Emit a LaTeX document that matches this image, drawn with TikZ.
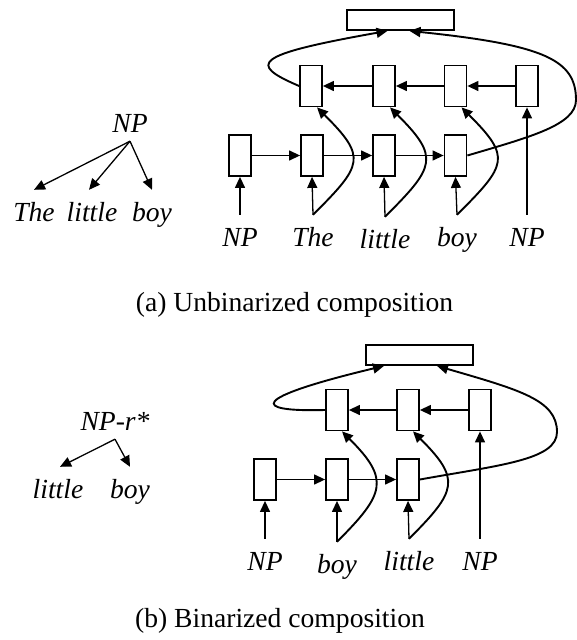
\documentclass[tikz,border=0pt]{standalone}
\usepackage{fontspec}
\setmainfont{Liberation Serif}
\usetikzlibrary{arrows.meta,calc}
\begin{document}
\begin{tikzpicture}[x=1pt,y=-1pt,
  >={Triangle[length=11pt,width=10pt]},
  cell/.style={draw,line width=1.8pt,minimum width=22pt,minimum height=41pt,inner sep=0pt},
  topbox/.style={draw,line width=1.8pt,minimum width=107pt,minimum height=20pt,inner sep=0pt},
  word/.style={font=\fontsize{27.6}{33}\selectfont\itshape,inner xsep=0pt,inner ysep=12pt,text height=19pt,text depth=6pt,anchor=base},
  root/.style={word,inner ysep=3pt},
  captext/.style={font=\fontsize{27.6}{33}\selectfont,inner sep=0pt,anchor=base},
  tharrow/.style={->,line width=1.3pt},
  curvearrow/.style={->,line width=1.9pt}]
\useasboundingbox (0,0) rectangle (577,640);

% ---------------- (a) ----------------
\node[topbox] (Ta) at (400.5,20) {};
\node[cell] (ua1) at (311,86) {};
\node[cell] (ua2) at (384,86) {};
\node[cell] (ua3) at (455.5,86) {};
\node[cell] (ua4) at (527,86) {};
\node[cell] (la1) at (240,155.5) {};
\node[cell] (la2) at (312,155.5) {};
\node[cell] (la3) at (384,155.5) {};
\node[cell] (la4) at (455.5,155.5) {};
\node[word] (wa1) at (240,246) {NP};
\node[word] (wa2) at (313,246) {The};
\node[word] (wa3) at (385,248) {little};
\node[word] (wa4) at (457,246) {boy};
\node[word] (wa5) at (527,246) {NP};

\node[root] (ra) at (130,132) {NP};
\node[word] (ca1) at (34,221) {The};
\node[word] (ca2) at (92,221) {little};
\node[word] (ca3) at (152,221) {boy};
\draw[tharrow] (ra.south) -- (ca1.north);
\draw[tharrow] (ra.south) -- ($(ca2.north)+(-3,0)$);
\draw[tharrow] (ra.south) -- (ca3.north);

\node[captext] (capa) at (294.5,311) {(a) Unbinarized composition};

\draw[tharrow] (la1.east) -- (la2.west);
\draw[tharrow] (la2.east) -- (la3.west);
\draw[tharrow] (la3.east) -- (la4.west);
\draw[tharrow] (ua4.west) -- (ua3.east);
\draw[tharrow] (ua3.west) -- (ua2.east);
\draw[tharrow] (ua2.west) -- (ua1.east);
\draw[tharrow] (wa1.north) -- (la1.south);
\draw[tharrow] (wa2.north) -- (la2.south);
\draw[tharrow] (wa3.north) -- (la3.south);
\draw[tharrow] (wa4.north) -- (la4.south);
\draw[tharrow] (wa5.north) -- (ua4.south);
\draw[curvearrow] (wa2.north) .. controls ($(wa2.north)+(50,-50)$) and ($(ua1.south)+(56,50)$) .. ($(ua1.south)+(6,0)$);
\draw[curvearrow] (wa3.north) .. controls ($(wa3.north)+(50,-50)$) and ($(ua2.south)+(56,50)$) .. ($(ua2.south)+(6,0)$);
\draw[curvearrow] (wa4.north) .. controls ($(wa4.north)+(50,-50)$) and ($(ua3.south)+(56,50)$) .. ($(ua3.south)+(6,0)$);
\draw[curvearrow] (ua1.west) .. controls (248,64) and (252,55) .. ($(Ta.south)+(-13,0)$);
\draw[curvearrow] (la4.east) .. controls (530,137) and (576,125) .. (576,100) .. controls (576,60) and (545,45) .. ($(Ta.south)+(9,0)$);

% ---------------- (b) ----------------
\node[topbox] (Tb) at (419.5,355) {};
\node[cell] (ub1) at (337,410) {};
\node[cell] (ub2) at (408,410) {};
\node[cell] (ub3) at (480,410) {};
\node[cell] (lb1) at (265,479.5) {};
\node[cell] (lb2) at (337,479.5) {};
\node[cell] (lb3) at (408,479.5) {};
\node[word] (wb1) at (265,570) {NP};
\node[word] (wb2) at (337,573) {boy};
\node[word] (wb3) at (409,570) {little};
\node[word] (wb4) at (480,570) {NP};

\node[root] (rb) at (115,430) {NP-r*};
\node[word] (cb1) at (58,498) {little};
\node[word] (cb2) at (130,498) {boy};
\draw[tharrow] (rb.south) -- ($(cb1.north)+(2,0)$);
\draw[tharrow] (rb.south) -- (cb2.north);

\node[captext] (capb) at (280,627) {(b) Binarized composition};

\draw[tharrow] (lb1.east) -- (lb2.west);
\draw[tharrow] (lb2.east) -- (lb3.west);
\draw[tharrow] (ub3.west) -- (ub2.east);
\draw[tharrow] (ub2.west) -- (ub1.east);
\draw[tharrow] (wb1.north) -- (lb1.south);
\draw[tharrow] (wb2.north) -- (lb2.south);
\draw[tharrow] (wb3.north) -- (lb3.south);
\draw[tharrow] (wb4.north) -- (ub3.south);
\draw[curvearrow] (wb2.north) .. controls ($(wb2.north)+(48,-48)$) and ($(ub1.south)+(53,48)$) .. ($(ub1.south)+(5,0)$);
\draw[curvearrow] (wb3.north) .. controls ($(wb3.north)+(48,-48)$) and ($(ub2.south)+(53,48)$) .. ($(ub2.south)+(5,0)$);
\draw[curvearrow] (ub1.west) .. controls (250,412) and (250,398) .. ($(Tb.south)+(-35.5,0)$);
\draw[curvearrow] (lb3.east) .. controls (500,465) and (557,460) .. (557,432) .. controls (557,400) and (520,390) .. ($(Tb.south)+(17.5,0)$);
\end{tikzpicture}
\end{document}
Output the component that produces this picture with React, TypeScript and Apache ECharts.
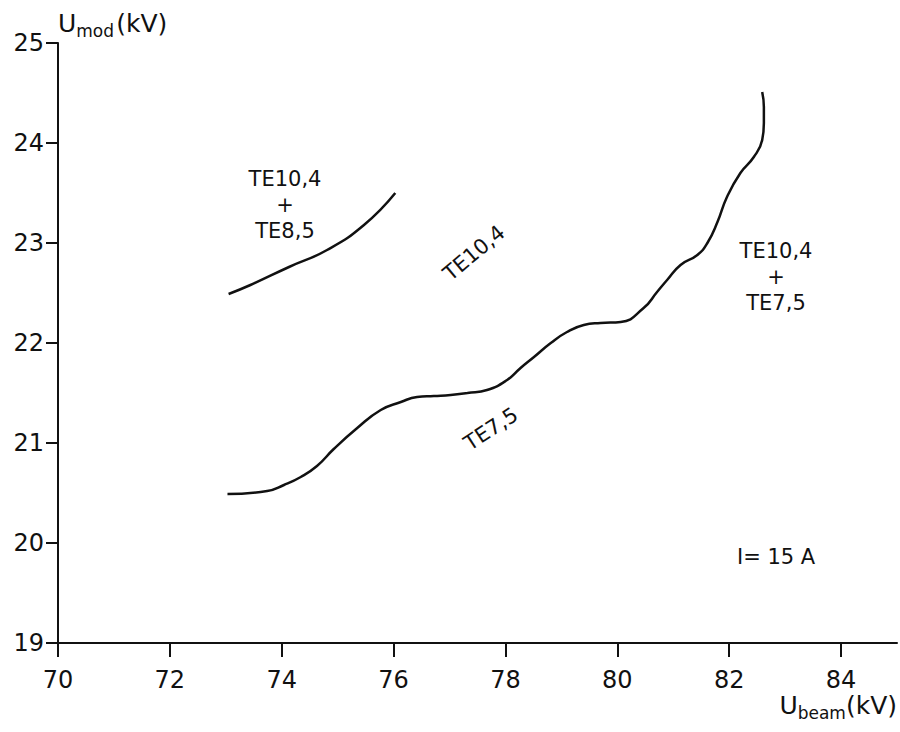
import React, { useEffect, useRef } from "react";
import * as echarts from "echarts";

// Tick labels
const xTicks = [70, 72, 74, 76, 78, 80, 82, 84];
const yTicks = [19, 20, 21, 22, 23, 24, 25];

// Boundary TE10,4 / TE10,4+TE8,5
const upperX = [73.05, 73.44, 74.13, 74.81, 75.47, 76.03];
const upperY = [22.49, 22.58, 22.76, 22.93, 23.18, 23.5];

// Boundary TE7,5 / TE10,4 / TE10,4+TE7,5
const lowerX = [
  73.03, 73.74, 74.04, 74.34, 74.63, 74.93, 75.35, 75.77, 76.13, 76.42, 76.72,
  77.02, 77.32, 77.67, 78.03, 78.27, 78.51, 78.81, 79.1, 79.4, 79.7, 80.06,
  80.47, 80.71, 80.89, 81.13, 81.43, 81.61, 81.79, 81.96, 82.2, 82.44, 82.59,
  82.62, 82.62, 82.59,
];
const lowerY = [
  20.49, 20.52, 20.58, 20.66, 20.77, 20.94, 21.15, 21.33, 21.41, 21.46, 21.47,
  21.48, 21.5, 21.53, 21.63, 21.75, 21.86, 22.0, 22.11, 22.18, 22.2, 22.21,
  22.35, 22.51, 22.63, 22.78, 22.88, 23.0, 23.21, 23.46, 23.7, 23.86, 24.03,
  24.2, 24.36, 24.51,
];

// Axis names and region labels
const yName = "{u|U}{s|mod}{g| }{u|(kV)}";
const xName = "{u|U}{s|beam}{u|(kV)}";
const labelTopLeft = "TE10,4\n+\nTE8,5";
const labelMiddle = "TE10,4";
const labelLower = "TE7,5";
const labelRight = "TE10,4\n+\nTE7,5";
const labelCurrent = "I= 15 A";

const FONT = "DejaVu Sans";
const INK = "#111";

export default function App() {
  const ref = useRef<HTMLDivElement>(null);
  useEffect(() => {
    if (!ref.current) return;
    const chart = echarts.init(ref.current, null, { renderer: "svg" });
    const pairs = (xs: number[], ys: number[]) => xs.map((x, i) => [x, ys[i]]);
    const richName = {
      u: { fontSize: 25, fontFamily: FONT, color: INK, fill: INK, verticalAlign: "top", lineHeight: 28 },
      s: { fontSize: 17, fontFamily: FONT, color: INK, fill: INK, verticalAlign: "bottom", lineHeight: 18, padding: [14, 0, 0, 0] },
      g: { fontSize: 8, lineHeight: 8 },
    };
    chart.setOption({
      animation: false,
      backgroundColor: "#fff",
      grid: { left: 58, right: 3, top: 43, bottom: 89, containLabel: false, outerBoundsMode: "none" },
      xAxis: {
        type: "value",
        min: 70,
        max: 85,
        interval: 2,
        axisLine: { show: true, onZero: false, lineStyle: { color: INK, width: 2 } },
        axisTick: { show: true, inside: false, length: 14, customValues: xTicks, lineStyle: { color: INK, width: 2 } },
        axisLabel: { customValues: xTicks, margin: 25, fontSize: 24, fontFamily: FONT, color: INK },
        splitLine: { show: false },
      },
      yAxis: {
        type: "value",
        min: 19,
        max: 25,
        interval: 1,
        name: yName,
        nameLocation: "end",
        nameGap: 4,
        nameTextStyle: {
          align: "left",
          verticalAlign: "bottom",
          rich: richName,
        },
        axisLine: { show: true, onZero: false, lineStyle: { color: INK, width: 2 } },
        axisTick: { show: true, inside: false, length: 12, customValues: yTicks, lineStyle: { color: INK, width: 2 } },
        axisLabel: { customValues: yTicks, margin: 14, fontSize: 24, fontFamily: FONT, color: INK },
        splitLine: { show: false },
      },
      series: [
        {
          type: "line",
          data: pairs(upperX, upperY),
          smooth: 0.5,
          showSymbol: false,
          lineStyle: { color: INK, width: 2.5 },
        },
        {
          type: "line",
          data: pairs(lowerX, lowerY),
          smooth: 0.5,
          showSymbol: false,
          lineStyle: { color: INK, width: 2.5 },
        },
      ],
      graphic: [
        {
          type: "text",
          x: 897,
          y: 693,
          style: { text: xName, rich: richName, fill: INK, align: "right", verticalAlign: "top" },
        },
        {
          type: "text",
          x: 285,
          y: 166,
          style: { text: labelTopLeft, fontSize: 21, fontFamily: FONT, fill: INK, align: "center", verticalAlign: "top", lineHeight: 26 },
        },
        {
          type: "text",
          x: 776,
          y: 238,
          style: { text: labelRight, fontSize: 21, fontFamily: FONT, fill: INK, align: "center", verticalAlign: "top", lineHeight: 26 },
        },
        {
          type: "text",
          x: 474,
          y: 253,
          rotation: 0.7,
          style: { text: labelMiddle, fontSize: 21, fontFamily: FONT, fill: INK, align: "center", verticalAlign: "middle" },
        },
        {
          type: "text",
          x: 491,
          y: 429,
          rotation: 0.58,
          style: { text: labelLower, fontSize: 21, fontFamily: FONT, fill: INK, align: "center", verticalAlign: "middle" },
        },
        {
          type: "text",
          x: 737,
          y: 546,
          style: { text: labelCurrent, fontSize: 21, fontFamily: FONT, fill: INK, align: "left", verticalAlign: "top" },
        },
      ],
    });
    return () => chart.dispose();
  }, []);
  return (
    <div
      ref={ref}
      style={{ position: "absolute", left: 0, top: 0, width: 900, height: 732, background: "#fff" }}
    />
  );
}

********************

• Problem: Omit every picture, and please return the entries exactly from the first line through the line with "(wa5) at (527,246)", both included.

• Written response:
Emit a LaTeX document that matches this image, drawn with TikZ.
\documentclass[tikz,border=0pt]{standalone}
\usepackage{fontspec}
\setmainfont{Liberation Serif}
\usetikzlibrary{arrows.meta,calc}
\begin{document}
\begin{tikzpicture}[x=1pt,y=-1pt,
  >={Triangle[length=11pt,width=10pt]},
  cell/.style={draw,line width=1.8pt,minimum width=22pt,minimum height=41pt,inner sep=0pt},
  topbox/.style={draw,line width=1.8pt,minimum width=107pt,minimum height=20pt,inner sep=0pt},
  word/.style={font=\fontsize{27.6}{33}\selectfont\itshape,inner xsep=0pt,inner ysep=12pt,text height=19pt,text depth=6pt,anchor=base},
  root/.style={word,inner ysep=3pt},
  captext/.style={font=\fontsize{27.6}{33}\selectfont,inner sep=0pt,anchor=base},
  tharrow/.style={->,line width=1.3pt},
  curvearrow/.style={->,line width=1.9pt}]
\useasboundingbox (0,0) rectangle (577,640);

% ---------------- (a) ----------------
\node[topbox] (Ta) at (400.5,20) {};
\node[cell] (ua1) at (311,86) {};
\node[cell] (ua2) at (384,86) {};
\node[cell] (ua3) at (455.5,86) {};
\node[cell] (ua4) at (527,86) {};
\node[cell] (la1) at (240,155.5) {};
\node[cell] (la2) at (312,155.5) {};
\node[cell] (la3) at (384,155.5) {};
\node[cell] (la4) at (455.5,155.5) {};
\node[word] (wa1) at (240,246) {NP};
\node[word] (wa2) at (313,246) {The};
\node[word] (wa3) at (385,248) {little};
\node[word] (wa4) at (457,246) {boy};
\node[word] (wa5) at (527,246) {NP};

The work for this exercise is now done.